▶ **Task brief**: Leaving out every picture, retype the lines below from the top through the one that contains "from matplotlib.ticker import".

▶ **Given material**:
::::

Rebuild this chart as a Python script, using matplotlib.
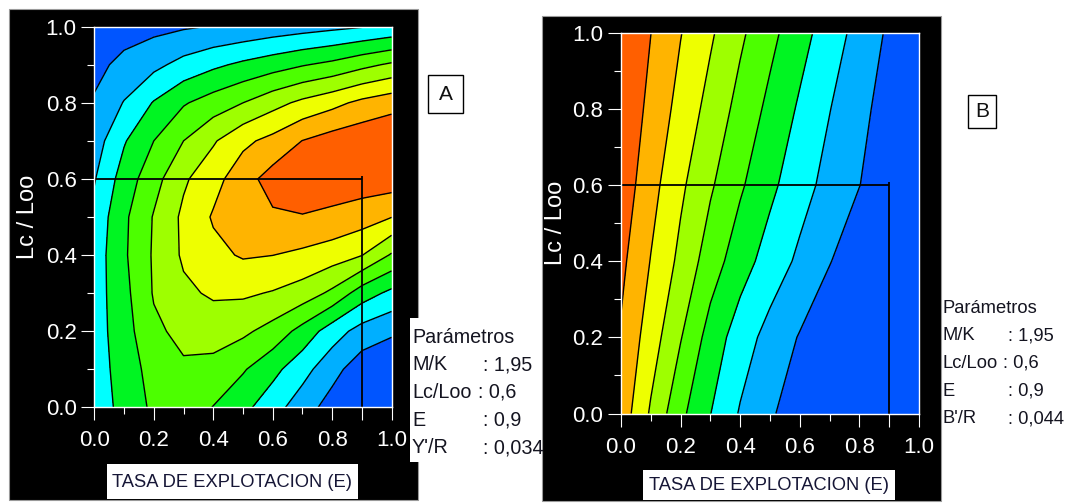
import numpy as np
import matplotlib
matplotlib.use("Agg")
import matplotlib.pyplot as plt
from matplotlib import font_manager
from matplotlib.patches import Rectangle
from matplotlib.ticker import FixedLocator, FixedFormatter, MultipleLocator

# ---------------------------------------------------------------------------
# Data: isopleth diagrams of relative yield (A) and relative biomass (B)
# per recruit against exploitation rate E and Lc/Loo.
# Values are given in band units: contour line k separates band k from k+1.
# ---------------------------------------------------------------------------
E_GRID = [0.0, 0.1, 0.2, 0.3, 0.4, 0.5, 0.6, 0.7, 0.8, 0.9, 1.0]
LC_GRID_A = [0.0, 0.1, 0.2, 0.3, 0.4, 0.5, 0.6, 0.7, 0.8, 0.9, 1.0]
LC_GRID_B = [0.0, 0.2, 0.4, 0.6, 0.8, 1.0]

# Y'/R bands, one row per Lc/Loo value, one column per E value
YR_BANDS = [
    [2.43, 3.32, 4.20, 4.60, 3.97, 3.28, 2.40, 1.47, 0.58, -0.30, -0.80],
    [2.50, 3.44, 4.40, 4.85, 4.69, 4.10, 3.30, 2.36, 1.35, 0.42, 0.00],
    [2.53, 3.58, 4.80, 5.27, 5.43, 5.20, 4.63, 3.65, 2.48, 1.61, 1.19],
    [2.51, 3.70, 5.08, 5.80, 6.14, 6.15, 5.93, 5.55, 4.79, 3.50, 2.75],
    [2.45, 3.85, 5.12, 6.15, 6.74, 7.10, 7.01, 6.79, 6.49, 6.03, 4.89],
    [2.30, 3.80, 5.07, 6.20, 7.10, 7.60, 7.86, 7.95, 7.76, 7.47, 7.02],
    [1.93, 3.45, 4.63, 5.85, 6.64, 7.60, 8.40, 8.60, 8.60, 8.55, 8.55],
    [1.52, 2.91, 4.00, 5.00, 5.89, 6.77, 7.30, 8.02, 8.45, 8.70, 8.90],
    [1.11, 2.05, 3.07, 3.90, 4.46, 5.00, 5.65, 6.23, 6.70, 7.25, 7.62],
    [0.70, 1.29, 1.74, 2.33, 2.80, 3.20, 3.56, 3.93, 4.25, 4.73, 5.16],
    [0.30, 0.53, 0.72, 0.89, 1.05, 1.20, 1.41, 1.59, 1.77, 1.95, 2.20],
]

# B'/R bands, one row per Lc/Loo value, one column per E value
BR_BANDS = [
    [7.59, 5.87, 4.24, 3.02, 1.91, 1.15, 0.39, -0.36, -1.10, -1.80, -2.60],
    [7.89, 6.50, 5.06, 3.59, 2.50, 1.64, 0.93, 0.21, -0.50, -1.20, -1.90],
    [8.24, 6.96, 5.75, 4.50, 3.44, 2.57, 1.80, 1.05, 0.31, -0.44, -1.20],
    [8.61, 7.36, 6.19, 5.13, 4.14, 3.23, 2.40, 1.66, 1.02, 0.34, -0.32],
    [8.82, 7.73, 6.66, 5.66, 4.67, 3.75, 2.86, 2.03, 1.29, 0.56, -0.20],
    [8.98, 8.01, 7.04, 6.14, 5.18, 4.28, 3.38, 2.50, 1.65, 0.84, 0.02],
]

CONTOUR_LINES = [1, 2, 3, 4, 5, 6, 7, 8]
BAND_COLORS = ["#0055ff", "#00afff", "#00ffff", "#00f522", "#4cff00",
               "#9eff00", "#eeff00", "#ffb400", "#ff5f00"]

# Selected point (parameters of the analysis)
E_SEL = 0.9
LC_SEL = 0.6

TICKS = [0.0, 0.2, 0.4, 0.6, 0.8, 1.0]
TICK_LABELS = ["0.0", "0.2", "0.4", "0.6", "0.8", "1.0"]

X_TITLE = "TASA DE EXPLOTACION (E)"
Y_TITLE = "Lc / Loo"
PARAM_TITLE = "Parámetros"
PARAM_NAMES_A = ["M/K", "Lc/Loo", "E", "Y'/R"]
PARAM_VALUES_A = ["1,95", "0,6", "0,9", "0,034"]
PARAM_NAMES_B = ["M/K", "Lc/Loo", "E", "B'/R"]
PARAM_VALUES_B = ["1,95", "0,6", "0,9", "0,044"]

# ---------------------------------------------------------------------------
W, H = 1070, 503
fig = plt.figure(figsize=(W / 100, H / 100), dpi=100)
fig.patch.set_facecolor("white")

FONT = "Liberation Sans"
TEXT_DARK = "#141420"


def fx(px):
    return px / W


def fy(py):
    return 1 - py / H


def fig_rect(x0, y0, x1, y1, **kw):
    r = Rectangle((fx(x0), fy(y1)), (x1 - x0) / W, (y1 - y0) / H,
                  transform=fig.transFigure, **kw)
    fig.add_artist(r)
    return r


def panel(frame, plot, lc_grid, bands, xlabel_box, ylabel_x,
          tag, tag_box, names, values, text_x, text_y0, text_size,
          colon_dx, line_step, cover):
    # black frame of the panel
    fig_rect(*frame, facecolor="black", edgecolor="#9a9a9a", lw=0.8, zorder=0)

    x0, y0, x1, y1 = plot
    ax = fig.add_axes([fx(x0), fy(y1), (x1 - x0) / W, (y1 - y0) / H])
    ax.set_facecolor("black")

    z = np.array(bands, dtype=float)
    levels = [z.min() - 1] + CONTOUR_LINES + [z.max() + 1]
    ax.contourf(E_GRID, lc_grid, z, levels=levels, colors=BAND_COLORS)
    ax.contour(E_GRID, lc_grid, z, levels=CONTOUR_LINES, colors="black",
               linewidths=1.0)

    # crosshair at the selected E and Lc/Loo
    ax.plot([0, E_SEL], [LC_SEL, LC_SEL], color="black", lw=1.3,
            solid_capstyle="butt")
    ax.plot([E_SEL, E_SEL], [0, LC_SEL + 0.008], color="black", lw=1.3,
            solid_capstyle="butt")

    ax.set_xlim(0, 1)
    ax.set_ylim(0, 1)
    for s in ax.spines.values():
        s.set_color("white")
        s.set_linewidth(1.0)

    ax.xaxis.set_major_locator(FixedLocator(TICKS + [E_SEL]))
    ax.xaxis.set_major_formatter(FixedFormatter(TICK_LABELS + [""]))
    ax.yaxis.set_major_locator(FixedLocator(TICKS))
    ax.yaxis.set_major_formatter(FixedFormatter(TICK_LABELS))
    ax.xaxis.set_minor_locator(MultipleLocator(0.1))
    ax.yaxis.set_minor_locator(MultipleLocator(0.1))
    ax.tick_params(which="major", length=9.2, width=0.8, color="white",
                   labelcolor="white", labelsize=16)
    ax.tick_params(which="minor", length=5.2, width=0.8, color="white")
    ax.tick_params(axis="x", which="major", pad=7.5)
    ax.tick_params(axis="y", which="major", pad=3.5)
    for lab in ax.get_xticklabels() + ax.get_yticklabels():
        lab.set_fontfamily(FONT)

    # axis titles
    bx0, by0, bx1, by1 = xlabel_box
    fig_rect(bx0, by0, bx1, by1, facecolor="white", edgecolor="none", zorder=1)
    fig.text(fx((bx0 + bx1) / 2), fy((by0 + by1) / 2 + 1), X_TITLE,
             ha="center", va="center", color="#161636",
             fontfamily=FONT, fontsize=13.2)
    fig.text(fx(ylabel_x), fy((y0 + y1) / 2), Y_TITLE, rotation=90,
             ha="center", va="center", color="white",
             fontfamily=FONT, fontsize=17)

    # panel tag
    tx0, ty0, tx1, ty1 = tag_box
    fig_rect(tx0, ty0, tx1, ty1, facecolor="white", edgecolor="black",
             lw=1.0, zorder=2)
    fig.text(fx((tx0 + tx1) / 2), fy((ty0 + ty1) / 2), tag, ha="center",
             va="center", color="#101010", fontfamily=FONT, fontsize=15,
             zorder=3)

    # parameter block
    if cover is not None:
        fig_rect(*cover, facecolor="white", edgecolor="none", zorder=2)
    fig.text(fx(text_x), fy(text_y0), PARAM_TITLE, ha="left",
             va="baseline", color=TEXT_DARK, fontfamily=FONT,
             fontsize=text_size, zorder=3)
    for i, (n, v) in enumerate(zip(names, values)):
        yb = fy(text_y0 + line_step * (i + 1))
        fig.text(fx(text_x), yb, n, ha="left", va="baseline",
                 color=TEXT_DARK, fontfamily=FONT, fontsize=text_size,
                 zorder=3)
        dx = colon_dx - 5 if n == "Lc/Loo" else colon_dx
        fig.text(fx(text_x + dx), yb, ": " + v, ha="left", va="baseline",
                 color=TEXT_DARK, fontfamily=FONT, fontsize=text_size,
                 zorder=3)
    return ax


panel(frame=(9, 9, 418, 500), plot=(94.3, 26.7, 391.7, 407.3),
      lc_grid=LC_GRID_A, bands=YR_BANDS, xlabel_box=(107, 464, 358, 499),
      ylabel_x=28, tag="A", tag_box=(428, 75, 463, 113),
      names=PARAM_NAMES_A, values=PARAM_VALUES_A,
      text_x=412, text_y0=343, text_size=14.2, colon_dx=71, line_step=27.5,
      cover=(410, 318, 540, 462))

panel(frame=(542, 16, 941, 501), plot=(621, 32.7, 919, 413.5),
      lc_grid=LC_GRID_B, bands=BR_BANDS, xlabel_box=(643, 470, 895, 500),
      ylabel_x=556, tag="B", tag_box=(968, 95, 996, 128),
      names=PARAM_NAMES_B, values=PARAM_VALUES_B,
      text_x=943, text_y0=313, text_size=13.2, colon_dx=65, line_step=27.5,
      cover=None)

fig.savefig("out.png", dpi=100, facecolor="white")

::::

▶ **Written reply**:
Rebuild this chart as a Python script, using matplotlib.
import numpy as np
import matplotlib
matplotlib.use("Agg")
import matplotlib.pyplot as plt
from matplotlib import font_manager
from matplotlib.patches import Rectangle
from matplotlib.ticker import FixedLocator, FixedFormatter, MultipleLocator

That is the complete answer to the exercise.